The Government was issued with 10.4 million rights to purchase ordinary shares in Wrightsons through its ownership of Fletcher Challenge shares. The rights were sold in conjunction with those received by the FCL Employee Unit Trust at a price of 33c each.
The Government on 16 - 17 December 1993 sold its entire stake of 104.5 million Ordinary Division shares and 26.1 million Forest Division shares in Fletcher Challenge Limited. The sale was to a number of institutional investors in various world markets. The sale price was NZ$418,059,224.
The Crown obtained the shares on 31 March 1992, when FCL exercised a put option entered into with the sale of Petrocorp in 1988.
Following a competitive sale process a Sale and Purchase Agreement was entered into with EDS Holdings (NZ) Limited, for sale of the Crown's shares for $46.991 million. Settlement of this transaction took place on 18 November 1994.
On 29 March 1996 the Crown sold its 50% shareholding in Waikato Regional Airport Limited. The sale price was $2.125 million. The new owners are Hamilton City Council, Matamata - Piako District Council, Otorohanga District Council, Waikato District Council, and Waipa District Council. All Councils held shares in the company prior to the sale of the Crown's shares.
On 30 June 1996 the Crown sold its share in Oamaru Airport.
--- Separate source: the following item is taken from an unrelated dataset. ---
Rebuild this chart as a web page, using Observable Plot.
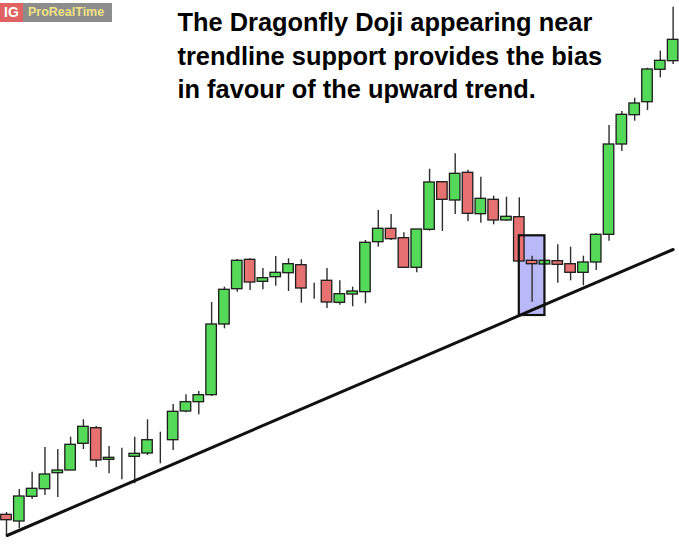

The sale price was $40,000. The new owner is the are Waitaki District Council, the previous joint venture partner in the airport.
On 1 May 1997 the Crown sold its share in Timaru Airport. The sale price was for a nominal consideration of $1. The new owner is the Timaru District Council, also previous joint venture partner in the airport.
On 30 September 1996 the Crown sold its share in Te Kuiti Airport for a nominal consideration of $1. The new owner is the Waitomo District Council, the previous joint venture partner in the airport.
On 1 May 1998 the Crown sold its share in Masterton Airport for a nominal consideration of $1. The new owner is the Masterton District Council, the previous joint venture partner in the airport.
On 1 May 1998 the Crown sold its share in Tauranga Airport for $1,060,603. The new owner is the Tauranga District Council, the previous joint venture partner in the airport.
On 1 July 1998 the Crown sold its share in Hokitika Airport for $11,000. The new owner is the Westland District Council, the previous joint venture partner in the airport.
On 29 October 1998 the Crown signed a sale and purchase agreement for it's shares in Rotorua Regional Airport Limited and Palmerston North Airport Limited for $2.5 million. The new owner of the Crown's shares in both airports is Central Avion Holdings Limited. The respective local councils hold the remaining shares in both airports. The sale of the Crown shares in these airports was conducted by competitive tender.
Auckland International Airport Limited (AIAL)
On 14 May 1998 the Government announced its intention to sell its shareholding in AIAL (51.6% of the issued capital) by way of public float. The announcement followed a scoping study and preliminary sales work that examined sale options ranging from trade sales to share floats. AIAL successfully listed on 28 July, with the Crown receiving a price of $1.80 per share on the 216,762,152 shares on offer.
Wellington International Airport Limited (WIAL)
In March 1998 the Government and Wellington City Council announced their intention to market test its shareholding in WIAL (66% of the issued capital was owned by the Crown with 35% by WCC). The Crown and WCC market tested trade sale options, with some sale options including a requirement to float a portion of shareholding in the future. The announcement followed a scoping study of the airport. A consortium successfully purchased the Crown's shareholding in WIAL on 14 August 1998.